In my little town the city council was famous for spending money on consultants to make their decisions for them. The voters got fed up and last cycle passed the rule that city council can’t spend any big money, hire any consultants or approve any projects (especially eminent domain) without a public vote. It’s now a trend in other Denver suburbs and not well taken by the entrenched. (CO has all mail in ballots and a public vote is minimal expense)
School boards use consultants because many serving on boards don’t have the time or expertise to hire a superintendant. There are at least 2 consultants, the other being associated school boards of South dakota. They do the search and also make recommendations on who boards should interview. Usually giving a board 3 to 5 candidates to interview. I have been through the process and believe it is essential for boards who have not been through the process. It is more time consuming than it appears on face value. Boards are trying to get the right person hired. The right superintendant like any manager will save your district dollars in the long run more so than the 5 or 6k it costs to find him or her.
Hmm… but now the voters are another step removed from control of their schools, as we privatize the hiring function. Isn’t there a danger of groupthink evolving in a system where superintendents at dozens of schools are all chosen by the same handful of profiting middlemen?
Porter, you guys passed an ordinance like that? Cool! Can you send me a copy? Maybe that could be worked into a condition for the Blue Ribbon proposal….
Here you are, sir. Merry Christmas. ?☃?
http://www.denverpost.com/news/ci_27639183/littleton-voters-pass-measure-restricting-citys-urban-renewal
I’ll research finding a copy of the ordinance.
I can’t see where it’s been written into the city charter as of yet. Here was the citizen initiative ballot question 300:
Ballot Question 300
The Citizen Initiative seeks to amend the City Charter to include the following:
“Any council action approving or modifying an urban renewal plan pursuant to Part 1 of the Colorado Urban Renewal Law must be ratified by the registered electors of the City of Littleton if the approval or modification of the urban renewal plan proposes the use of or change to eminent domain, condemnation, tax increment financing, revenue sharing or cost sharing.”
In simple terms, the approval of this language would require voter approval, not for projects but for urban renewal plans that include the use of eminent domain – the taking of private property. It would also require voter approval if any of our public tax dollars are going to be diverted from their intended use to urban renewal to give to developers to offset some of the costs of their private development. (Taxes would be diverted from Littleton Public Schools, Arapahoe County, South Suburban Parks & Rec, Urban Drainage and the City of Littleton.)
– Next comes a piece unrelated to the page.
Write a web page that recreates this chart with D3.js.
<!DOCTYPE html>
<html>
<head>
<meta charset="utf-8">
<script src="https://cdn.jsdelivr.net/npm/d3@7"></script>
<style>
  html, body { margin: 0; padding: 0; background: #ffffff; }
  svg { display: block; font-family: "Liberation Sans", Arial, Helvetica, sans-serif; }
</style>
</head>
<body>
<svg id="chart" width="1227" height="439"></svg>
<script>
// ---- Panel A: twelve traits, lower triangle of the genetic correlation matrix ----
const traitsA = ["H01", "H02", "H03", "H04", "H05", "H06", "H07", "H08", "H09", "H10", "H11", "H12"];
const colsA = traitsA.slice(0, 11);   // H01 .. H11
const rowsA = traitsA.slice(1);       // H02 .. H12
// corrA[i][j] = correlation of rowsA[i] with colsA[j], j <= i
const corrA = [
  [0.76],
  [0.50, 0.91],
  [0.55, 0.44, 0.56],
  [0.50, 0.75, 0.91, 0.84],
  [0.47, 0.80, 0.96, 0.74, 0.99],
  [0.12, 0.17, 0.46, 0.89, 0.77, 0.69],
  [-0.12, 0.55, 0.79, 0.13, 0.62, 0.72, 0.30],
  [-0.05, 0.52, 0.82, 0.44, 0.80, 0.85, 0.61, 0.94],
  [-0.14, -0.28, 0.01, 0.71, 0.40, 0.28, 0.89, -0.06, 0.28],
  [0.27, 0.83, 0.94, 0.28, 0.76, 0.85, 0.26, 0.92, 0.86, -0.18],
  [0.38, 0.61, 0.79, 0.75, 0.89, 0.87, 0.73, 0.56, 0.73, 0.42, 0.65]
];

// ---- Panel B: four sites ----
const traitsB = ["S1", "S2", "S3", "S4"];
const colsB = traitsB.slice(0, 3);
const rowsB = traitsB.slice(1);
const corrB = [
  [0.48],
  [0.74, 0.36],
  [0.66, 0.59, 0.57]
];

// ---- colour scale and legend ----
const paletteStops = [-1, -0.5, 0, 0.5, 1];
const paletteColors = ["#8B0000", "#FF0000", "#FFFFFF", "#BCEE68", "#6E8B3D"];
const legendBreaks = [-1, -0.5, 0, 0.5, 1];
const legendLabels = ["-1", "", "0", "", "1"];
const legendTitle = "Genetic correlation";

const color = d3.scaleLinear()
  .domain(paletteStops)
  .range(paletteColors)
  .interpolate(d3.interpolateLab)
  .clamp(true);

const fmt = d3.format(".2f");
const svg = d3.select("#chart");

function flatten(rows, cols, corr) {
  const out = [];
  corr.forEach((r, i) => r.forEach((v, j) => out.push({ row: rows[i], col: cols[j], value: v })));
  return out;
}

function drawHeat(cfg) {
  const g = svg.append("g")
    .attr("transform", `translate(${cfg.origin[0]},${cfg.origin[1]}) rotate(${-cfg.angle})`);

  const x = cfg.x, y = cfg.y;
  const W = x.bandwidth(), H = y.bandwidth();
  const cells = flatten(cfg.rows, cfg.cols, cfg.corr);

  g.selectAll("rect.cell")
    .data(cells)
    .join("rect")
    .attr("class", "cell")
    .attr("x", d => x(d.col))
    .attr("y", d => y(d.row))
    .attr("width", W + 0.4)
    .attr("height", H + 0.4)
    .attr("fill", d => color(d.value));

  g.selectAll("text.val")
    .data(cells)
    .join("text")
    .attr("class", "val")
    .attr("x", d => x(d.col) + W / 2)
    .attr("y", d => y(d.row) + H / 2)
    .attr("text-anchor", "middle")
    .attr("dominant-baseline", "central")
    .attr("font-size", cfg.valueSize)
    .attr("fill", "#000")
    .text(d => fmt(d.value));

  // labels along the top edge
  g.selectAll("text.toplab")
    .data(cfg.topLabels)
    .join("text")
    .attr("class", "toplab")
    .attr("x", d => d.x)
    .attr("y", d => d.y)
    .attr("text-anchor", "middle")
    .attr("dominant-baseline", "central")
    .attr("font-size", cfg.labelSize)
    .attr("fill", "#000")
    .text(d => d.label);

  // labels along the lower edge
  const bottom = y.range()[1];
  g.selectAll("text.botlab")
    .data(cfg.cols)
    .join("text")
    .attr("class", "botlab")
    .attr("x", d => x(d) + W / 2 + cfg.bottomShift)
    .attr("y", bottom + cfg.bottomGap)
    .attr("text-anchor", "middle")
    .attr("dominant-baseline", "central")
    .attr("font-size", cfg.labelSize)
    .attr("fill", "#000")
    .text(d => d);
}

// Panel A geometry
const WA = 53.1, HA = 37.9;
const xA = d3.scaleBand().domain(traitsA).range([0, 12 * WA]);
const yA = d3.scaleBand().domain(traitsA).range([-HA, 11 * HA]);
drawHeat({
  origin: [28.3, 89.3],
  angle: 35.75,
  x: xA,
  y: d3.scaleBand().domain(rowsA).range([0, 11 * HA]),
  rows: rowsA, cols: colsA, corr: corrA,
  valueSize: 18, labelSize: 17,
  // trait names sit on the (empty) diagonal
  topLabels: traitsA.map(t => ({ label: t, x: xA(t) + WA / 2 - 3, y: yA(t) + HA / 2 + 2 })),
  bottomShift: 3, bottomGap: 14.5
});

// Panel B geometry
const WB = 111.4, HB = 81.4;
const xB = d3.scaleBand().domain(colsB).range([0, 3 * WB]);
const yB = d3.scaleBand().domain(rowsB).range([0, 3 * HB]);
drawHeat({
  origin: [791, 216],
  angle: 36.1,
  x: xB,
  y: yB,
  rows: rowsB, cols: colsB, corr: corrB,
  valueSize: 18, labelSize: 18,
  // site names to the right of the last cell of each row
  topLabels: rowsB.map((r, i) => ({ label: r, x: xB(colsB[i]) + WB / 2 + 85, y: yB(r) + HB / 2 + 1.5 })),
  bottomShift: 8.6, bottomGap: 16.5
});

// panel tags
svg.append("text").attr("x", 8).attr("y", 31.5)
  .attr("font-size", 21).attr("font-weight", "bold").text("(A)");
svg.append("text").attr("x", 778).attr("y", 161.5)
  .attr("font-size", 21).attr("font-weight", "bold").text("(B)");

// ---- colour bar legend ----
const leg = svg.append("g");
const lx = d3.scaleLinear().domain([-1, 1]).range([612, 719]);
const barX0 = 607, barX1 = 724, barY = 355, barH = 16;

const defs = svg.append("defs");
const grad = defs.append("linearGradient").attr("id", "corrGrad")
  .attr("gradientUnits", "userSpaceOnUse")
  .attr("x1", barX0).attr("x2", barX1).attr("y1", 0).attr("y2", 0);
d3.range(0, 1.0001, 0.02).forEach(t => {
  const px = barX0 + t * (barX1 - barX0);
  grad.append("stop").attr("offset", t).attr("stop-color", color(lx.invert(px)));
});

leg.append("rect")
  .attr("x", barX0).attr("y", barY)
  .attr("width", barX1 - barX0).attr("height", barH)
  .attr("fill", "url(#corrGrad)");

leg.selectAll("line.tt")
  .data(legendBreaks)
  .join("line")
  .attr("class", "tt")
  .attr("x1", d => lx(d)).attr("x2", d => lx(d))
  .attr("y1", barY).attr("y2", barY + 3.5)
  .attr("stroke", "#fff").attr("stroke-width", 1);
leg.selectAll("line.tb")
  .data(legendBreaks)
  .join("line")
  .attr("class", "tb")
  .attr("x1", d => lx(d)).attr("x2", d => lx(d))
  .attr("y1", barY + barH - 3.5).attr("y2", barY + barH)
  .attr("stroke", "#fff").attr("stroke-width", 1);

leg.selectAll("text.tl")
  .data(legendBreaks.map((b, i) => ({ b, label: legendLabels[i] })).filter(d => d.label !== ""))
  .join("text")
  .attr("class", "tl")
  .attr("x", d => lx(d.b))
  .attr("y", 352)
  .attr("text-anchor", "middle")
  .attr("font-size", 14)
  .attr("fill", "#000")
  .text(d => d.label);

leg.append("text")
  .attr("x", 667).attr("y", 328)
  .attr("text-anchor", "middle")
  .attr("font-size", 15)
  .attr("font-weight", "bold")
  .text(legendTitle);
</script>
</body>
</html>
Ah, it doesn’t seem to ban hiring consultants outright; it just bans that set of economic development projects. Is there any other language that prevents the city council from hiring consultants to guide such projects?
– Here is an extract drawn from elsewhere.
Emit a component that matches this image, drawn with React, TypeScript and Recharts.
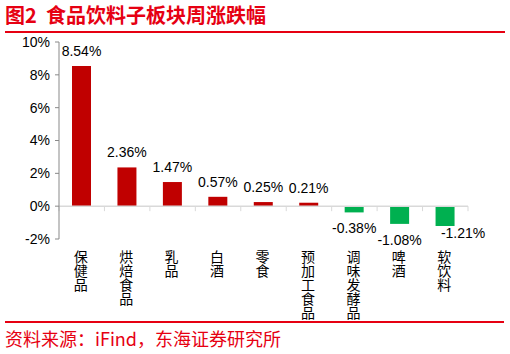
import { Bar, BarChart, Cell, LabelList, ReferenceLine, XAxis, YAxis } from "recharts";

const SECTORS = [
  "保健品",
  "烘焙食品",
  "乳品",
  "白酒",
  "零食",
  "预加工食品",
  "调味发酵品",
  "啤酒",
  "软饮料",
];
const WEEKLY_CHANGE = [8.54, 2.36, 1.47, 0.57, 0.25, 0.21, -0.38, -1.08, -1.21];
const Y_TICKS = [-2, 0, 2, 4, 6, 8, 10];

const UP_COLOR = "#c00000";
const DOWN_COLOR = "#00b050";
const BRAND_RED = "#e60012";
const AXIS_GRAY = "#898989";
const ZERO_GRAY = "#d9d9d9";
const NUM_FONT = '"Liberation Sans", Arial, sans-serif';
const CJK_FONT = '"Noto Sans CJK SC", "Noto Sans", sans-serif';

const data = SECTORS.map((name, i) => ({ name, value: WEEKLY_CHANGE[i] }));

// category names written top-to-bottom under the plot
function SectorTick(props: any) {
  const { x, y, payload } = props;
  return (
    <text
      x={x - 1}
      y={y + 11}
      fontSize={14}
      fontFamily={CJK_FONT}
      fill="#000"
      style={{ writingMode: "vertical-rl", textOrientation: "upright" }}
    >
      {payload.value}
    </text>
  );
}

// zero line with small ticks between categories
function ZeroAxis(props: any) {
  const { x1, x2, y1 } = props;
  const n = SECTORS.length;
  const step = (x2 - x1) / n;
  return (
    <g>
      <line x1={x1} x2={x2} y1={y1} y2={y1} stroke={ZERO_GRAY} strokeWidth={1.5} />
      {Array.from({ length: n + 1 }, (_, i) => (
        <line
          key={i}
          x1={x1 + i * step}
          x2={x1 + i * step}
          y1={y1}
          y2={y1 + 5}
          stroke={ZERO_GRAY}
          strokeWidth={1}
        />
      ))}
    </g>
  );
}

function ValueLabel(props: any) {
  const vb = props.viewBox ?? props;
  const { x, y, width, height } = vb;
  const value = Number(props.value);
  const top = Math.min(y, y + height);
  const bottom = Math.max(y, y + height);
  const last = props.index === SECTORS.length - 1;
  let ty = value >= 0 ? top - 10 : bottom + 21;
  let tx = x + width / 2;
  if (value < 0 && last) {
    tx += 18;
    ty -= 9;
  }
  return (
    <text
      x={tx}
      y={ty}
      textAnchor="middle"
      fontSize={14}
      fontFamily={NUM_FONT}
      fill="#000"
    >
      {`${value.toFixed(2)}%`}
    </text>
  );
}

export default function App() {
  return (
    <div
      style={{
        position: "absolute",
        left: 0,
        top: 0,
        width: 510,
        height: 354,
        background: "#fff",
      }}
    >
      <div
        style={{
          position: "absolute",
          left: 5,
          top: 3,
          fontSize: 20,
          lineHeight: "24px",
          fontWeight: 700,
          color: BRAND_RED,
          fontFamily: CJK_FONT,
          whiteSpace: "pre",
        }}
      >
        {"图2  食品饮料子板块周涨跌幅"}
      </div>
      <div
        style={{
          position: "absolute",
          left: 5,
          top: 31,
          width: 500,
          height: 2,
          background: BRAND_RED,
        }}
      />
      <div style={{ position: "absolute", left: 0, top: 0 }}>
        <BarChart
          width={510}
          height={330}
          data={data}
          margin={{ top: 42, right: 42, left: 0, bottom: 0 }}
          barSize={19}
        >
          <XAxis
            dataKey="name"
            height={91}
            axisLine={false}
            tickLine={false}
            tickSize={0}
            tickMargin={0}
            interval={0}
            tick={<SectorTick />}
          />
          <YAxis
            width={59}
            domain={[-2, 10]}
            ticks={Y_TICKS}
            interval={0}
            tickFormatter={(v) => `${v}%`}
            axisLine={{ stroke: AXIS_GRAY }}
            tickLine={{ stroke: AXIS_GRAY }}
            tickSize={4}
            tickMargin={5}
            tick={{ fontSize: 14, fontFamily: NUM_FONT, fill: "#000" }}
          />
          <ReferenceLine y={0} shape={<ZeroAxis />} />
          <Bar dataKey="value" isAnimationActive={false}>
            {data.map((d, i) => (
              <Cell key={i} fill={d.value >= 0 ? UP_COLOR : DOWN_COLOR} />
            ))}
            <LabelList dataKey="value" content={<ValueLabel />} />
          </Bar>
        </BarChart>
      </div>
      <div
        style={{
          position: "absolute",
          left: 5,
          top: 321,
          width: 499,
          height: 2,
          background: BRAND_RED,
        }}
      />
      <div
        style={{
          position: "absolute",
          left: 5,
          top: 326,
          fontSize: 18,
          lineHeight: "24px",
          color: BRAND_RED,
          fontFamily: CJK_FONT,
          whiteSpace: "pre",
        }}
      >
        资料来源：iFind，东海证券研究所
      </div>
    </div>
  );
}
I see one very encouraging bit of news in that article from Littleton: “Tuesday’s victory for Your Littleton Your Vote came despite being heavily outgunned by those challenging the measure, who operated under the name Littleton Strong. Opponents raised nearly $91,000 in campaign donations while backers raised nearly $3,000.” I would anticipate we’ll see a similar spread in spending on South Dakota’s payday lending initiatives next year, with the payday lenders spending seven figures to block our effort to regulate loan sharking while the good guys may not even reach six figures in spending. Let’s hope for similar results.